As the mistrial was declared, Cosby sat at the defense table with his chin held high, a flat, blank look on his face. Across the well of the courtroom, jurors stood one-by-one in the jury box and said, “Yes,” as the judge asked whether each whether they agreed that the jury is “hopelessly deadlocked.” The jurors answered without hesitation, but several slumped forward in their chairs, elbows on their knees and fingers knit, looks of frustration on their faces.

After the questioning was done, the entertainer sat back in his chair, holding a slender cane that has been with him inside the courtroom each day to his chest. Cosby’s family was not in the courtroom to hear the judge’s decision.

The jury filed out almost within arm's reach of Andrea Constand, Cosby’s accuser. She stood respectfully, with a strained smile on her face.
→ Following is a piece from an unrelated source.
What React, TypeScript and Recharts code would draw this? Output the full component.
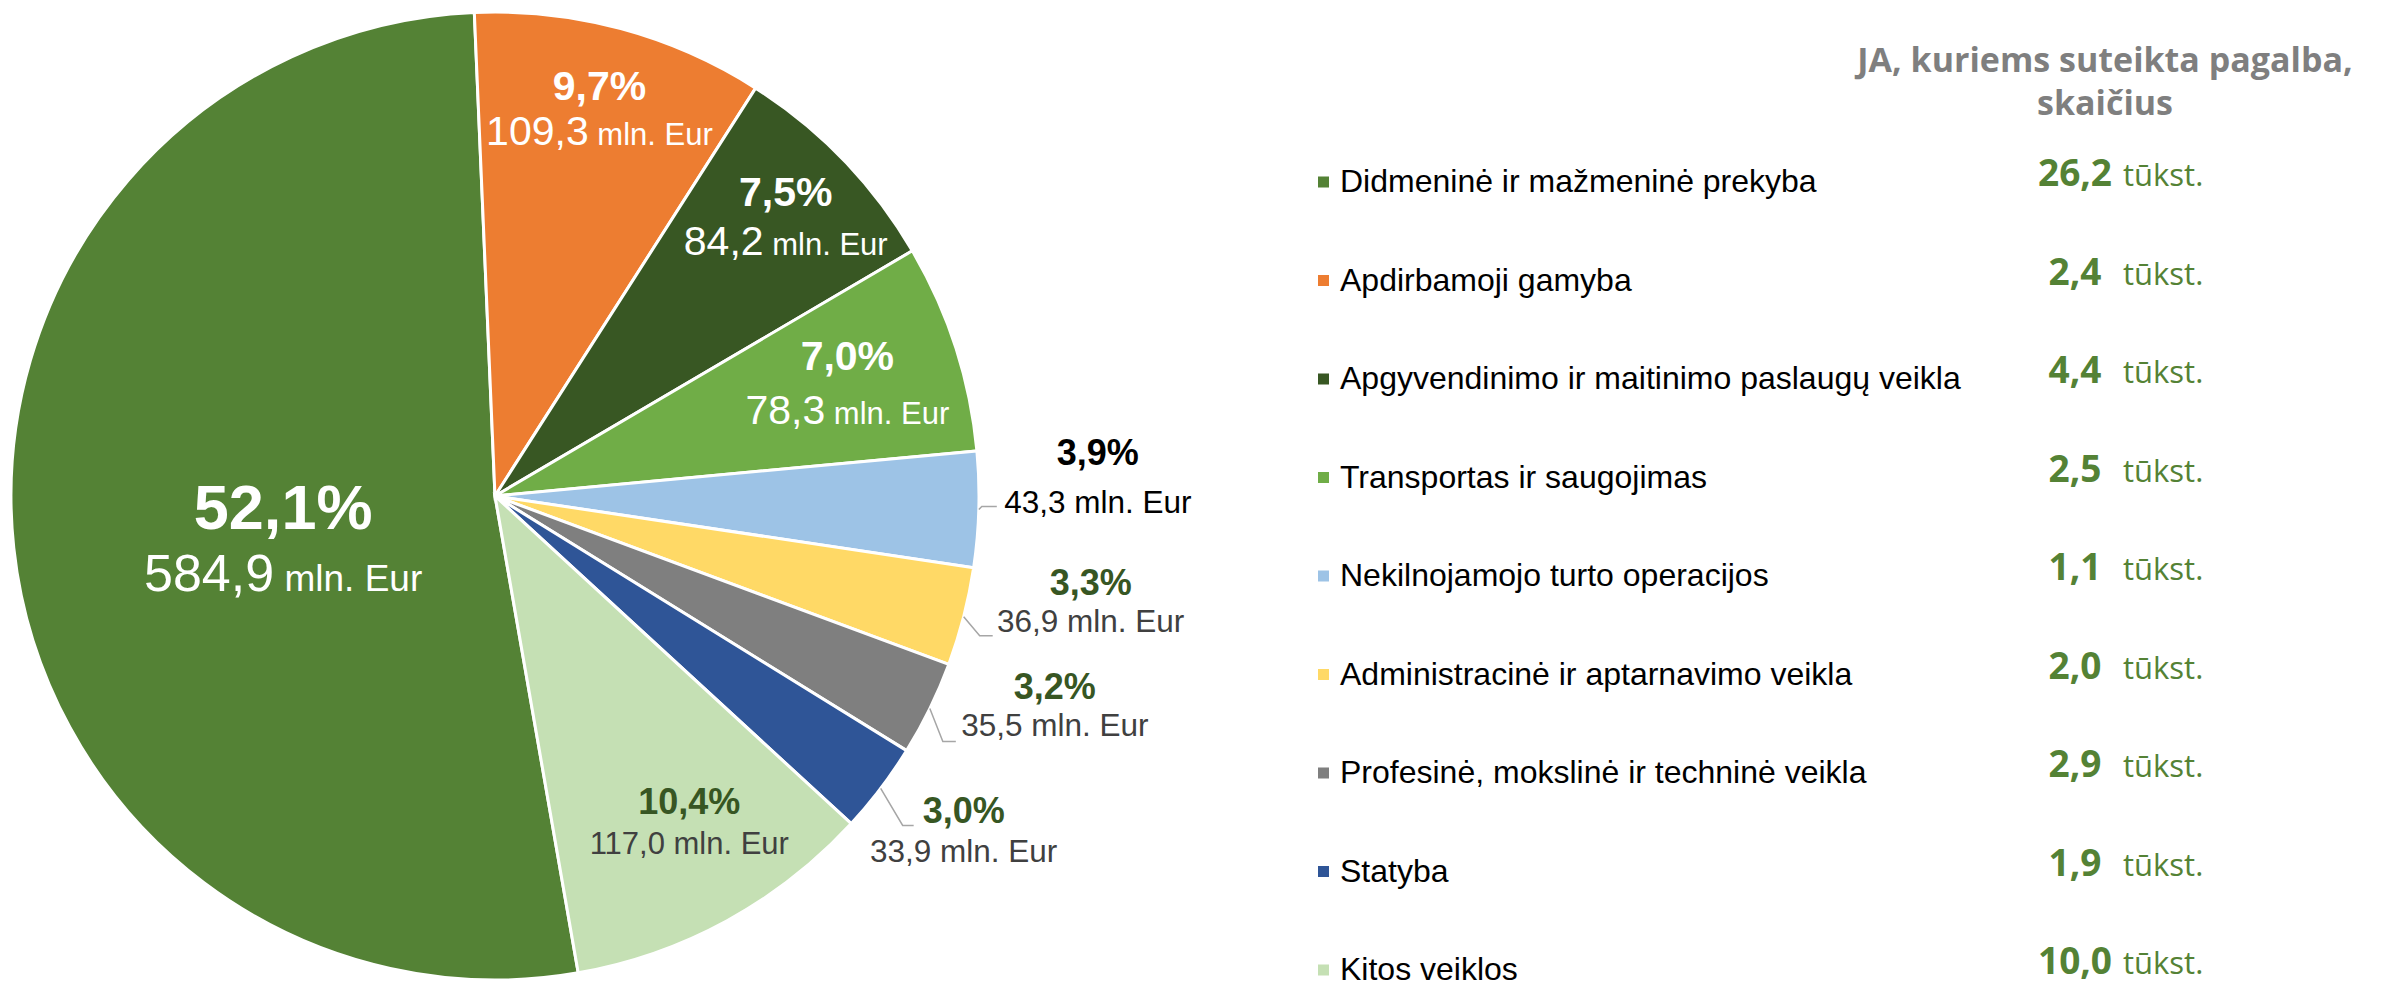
import React from 'react';
import { PieChart, Pie, Cell, Legend } from 'recharts';

// Sectors, support amount (mln. Eur) and number of companies helped (tūkst.)
const sectors = [
    'Didmeninė ir mažmeninė prekyba',
    'Apdirbamoji gamyba',
    'Apgyvendinimo ir maitinimo paslaugų veikla',
    'Transportas ir saugojimas',
    'Nekilnojamojo turto operacijos',
    'Administracinė ir aptarnavimo veikla',
    'Profesinė, mokslinė ir techninė veikla',
    'Statyba',
    'Kitos veiklos',
];
const amounts = [584.9, 109.3, 84.2, 78.3, 43.3, 36.9, 35.5, 33.9, 117.0];
const companies = [26.2, 2.4, 4.4, 2.5, 1.1, 2.0, 2.9, 1.9, 10.0];
const countTitle = ['JA, kuriems suteikta pagalba,', 'skaičius'];
const amountUnit = 'mln. Eur';
const countUnit = 'tūkst.';

const colors = ['#548235', '#ED7D31', '#385723', '#70AD47', '#9DC3E6', '#FFD966', '#7F7F7F', '#2F5597', '#C5E0B4'];

const pieData = sectors.map((name, i) => ({ name, value: amounts[i] }));

const W = 2384;
const H = 987;
const CX = 495;
const CY = 496;
const R = 484;
const ARIAL = '"Liberation Sans", Arial, sans-serif';
const HUMANIST = '"Open Sans", "Noto Sans", sans-serif';
const DARK_GREEN = '#375623';
const GREEN = '#548235';

const RAD = Math.PI / 180;
function polar(cx: number, cy: number, r: number, angle: number) {
    return { x: cx + Math.cos(-angle * RAD) * r, y: cy + Math.sin(-angle * RAD) * r };
}

function fmt(v: number): string {
    return v.toFixed(1).replace('.', ',');
}

// labels drawn inside the slices
const INSIDE: Record<number, { r: number; shift: number; gap: number; pct: number; num: number; unit: number; pctColor: string; valColor: string }> = {
    0: { r: 0.447, shift: 5.5, gap: 33, pct: 63, num: 52, unit: 37, pctColor: '#fff', valColor: '#fff' },
    1: { r: 0.83, shift: 0, gap: 22.5, pct: 41, num: 41, unit: 31, pctColor: '#fff', valColor: '#fff' },
    2: { r: 0.834, shift: 0, gap: 24.5, pct: 41, num: 41, unit: 31, pctColor: '#fff', valColor: '#fff' },
    3: { r: 0.765, shift: 0, gap: 27, pct: 41, num: 41, unit: 31, pctColor: '#fff', valColor: '#fff' },
    8: { r: 0.784, shift: 2.15, gap: 20.5, pct: 36, num: 31, unit: 31, pctColor: DARK_GREEN, valColor: '#404040' },
};

// labels outside the pie, with leader lines
const OUTSIDE: Record<number, { elbow: [number, number]; run: number; dx: number; pctDy: number; valDy: number; pctColor: string; valColor: string }> = {
    4: { elbow: [3, -3], run: 15, dx: 101, pctDy: -54, valDy: -5, pctColor: '#000', valColor: '#000' },
    5: { elbow: [16, 19], run: 13, dx: 98, pctDy: -54, valDy: -15, pctColor: DARK_GREEN, valColor: '#404040' },
    6: { elbow: [13, 33], run: 13, dx: 99, pctDy: -56, valDy: -17, pctColor: DARK_GREEN, valColor: '#404040' },
    7: { elbow: [22, 37], run: 11, dx: 50, pctDy: -15, valDy: 25, pctColor: DARK_GREEN, valColor: '#404040' },
};

function leaderPoints(props: any) {
    const { cx, cy, midAngle, outerRadius, index } = props;
    const o = OUTSIDE[index];
    const s = polar(cx, cy, outerRadius, midAngle);
    const e = { x: s.x + o.elbow[0], y: s.y + o.elbow[1] };
    const f = { x: e.x + o.run, y: e.y };
    return [s, e, f];
}

function renderLabelLine(props: any) {
    if (!OUTSIDE[props.index]) return <g />;
    const pts = leaderPoints(props);
    return (
        <polyline
            points={pts.map((p) => `${p.x},${p.y}`).join(' ')}
            fill="none"
            stroke="#A6A6A6"
            strokeWidth={1.5}
        />
    );
}

function renderLabel(props: any) {
    const { cx, cy, midAngle, outerRadius, percent, value, index } = props;
    const pctText = `${fmt(percent * 100)}%`;
    const numText = fmt(value);
    const ins = INSIDE[index];
    if (ins) {
        const p = polar(cx, cy, outerRadius * ins.r, midAngle + ins.shift);
        return (
            <g fontFamily={ARIAL}>
                <text x={p.x} y={p.y - ins.gap + 0.358 * ins.pct} textAnchor="middle" fontSize={ins.pct} fontWeight="bold" fill={ins.pctColor}>
                    {pctText}
                </text>
                <text x={p.x} y={p.y + ins.gap + 0.358 * ins.num} textAnchor="middle" fill={ins.valColor}>
                    <tspan fontSize={ins.num}>{numText}</tspan>
                    <tspan fontSize={ins.unit}>{` ${amountUnit}`}</tspan>
                </text>
            </g>
        );
    }
    const o = OUTSIDE[index];
    const end = leaderPoints(props)[2];
    const x = end.x + o.dx;
    return (
        <g fontFamily={ARIAL}>
            <text x={x} y={end.y + o.pctDy + 13} textAnchor="middle" fontSize={36} fontWeight="bold" fill={o.pctColor}>
                {pctText}
            </text>
            <text x={x} y={end.y + o.valDy + 11.5} textAnchor="middle" fontSize={31.5} fill={o.valColor}>
                {`${numText} ${amountUnit}`}
            </text>
        </g>
    );
}

const LEGEND_LEFT = 1300;
const ROW0 = 192;
const ROW_STEP = 98.5;

function CountsLegend(props: any) {
    const payload: any[] = props.payload ?? [];
    // legend payload comes sorted by name, so match it back to the data order
    const rows = sectors.map((name, i) => {
        const entry = payload.find((p) => p?.value === name);
        return { name, color: entry?.color ?? colors[i] };
    });
    return (
        <svg width={W - LEGEND_LEFT} height={H} style={{ display: 'block' }}>
            <g fontFamily={HUMANIST} fontWeight="bold" fontSize={34} fill="#7F7F7F" textAnchor="middle">
                <text x={2105 - LEGEND_LEFT} y={72}>{countTitle[0]}</text>
                <text x={2105 - LEGEND_LEFT} y={115}>{countTitle[1]}</text>
            </g>
            {rows.map((r, i) => {
                const base = ROW0 + ROW_STEP * i;
                return (
                    <g key={r.name}>
                        <rect x={18} y={base - 15.5} width={11} height={11} fill={r.color} />
                        <text x={40} y={base} fontFamily={ARIAL} fontSize={32} fill="#000">
                            {r.name}
                        </text>
                        <text x={2075 - LEGEND_LEFT} y={base - 6} fontFamily={HUMANIST} fontSize={37} fontWeight="bold" fill={GREEN} textAnchor="middle">
                            {fmt(companies[i])}
                        </text>
                        <text x={2123 - LEGEND_LEFT} y={base - 6} fontFamily={HUMANIST} fontSize={31} fill={GREEN}>
                            {countUnit}
                        </text>
                    </g>
                );
            })}
        </svg>
    );
}

export default function App() {
    return (
        <div style={{ position: 'absolute', left: 0, top: 0, width: W, height: H, background: '#fff' }}>
            <PieChart width={W} height={H} margin={{ top: 0, right: 0, bottom: 0, left: 0 }}>
                <Pie
                    data={pieData}
                    dataKey="value"
                    nameKey="name"
                    cx={CX}
                    cy={CY}
                    outerRadius={R}
                    startAngle={-80.1}
                    endAngle={-440.1}
                    stroke="#fff"
                    strokeWidth={3}
                    label={renderLabel}
                    labelLine={renderLabelLine}
                    isAnimationActive={false}
                >
                    {pieData.map((d, i) => (
                        <Cell key={d.name} fill={colors[i]} />
                    ))}
                </Pie>
                <Legend
                    layout="vertical"
                    align="right"
                    verticalAlign="top"
                    content={CountsLegend}
                    wrapperStyle={{ left: LEGEND_LEFT, top: 0, right: 'auto', bottom: 'auto', width: W - LEGEND_LEFT, height: H }}
                />
            </PieChart>
        </div>
    );
}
Afterwards, prosecutor Kevin Steele announced in court that he will retry Cosby.

During his closing statements, McMonagle admitted that Cosby strayed from his marriage—"When you dance outside your marriage, you’ve got to pay the band"—but also insisted that his client was innocent, "If at the end of a criminal trial you’ve got more questions than you’ve got answers, you’ve got reasonable doubt."

In his final remarks, D.A. Steele said to the jury, "This is a very straightforward case. If you have sexual relations with someone when they’re out, when they’re asleep, when they’re unconscious that’s a crime... I would suggest to you that Andrea Constand is a victim. A victim that has come before you and bared something very personal and very hard for us all to see."

Cosby, 79, did not testify during the trial. The charges against him are three felony charges of aggravated indecent assault. If he were convicted, he could face up to a 10 years in prison.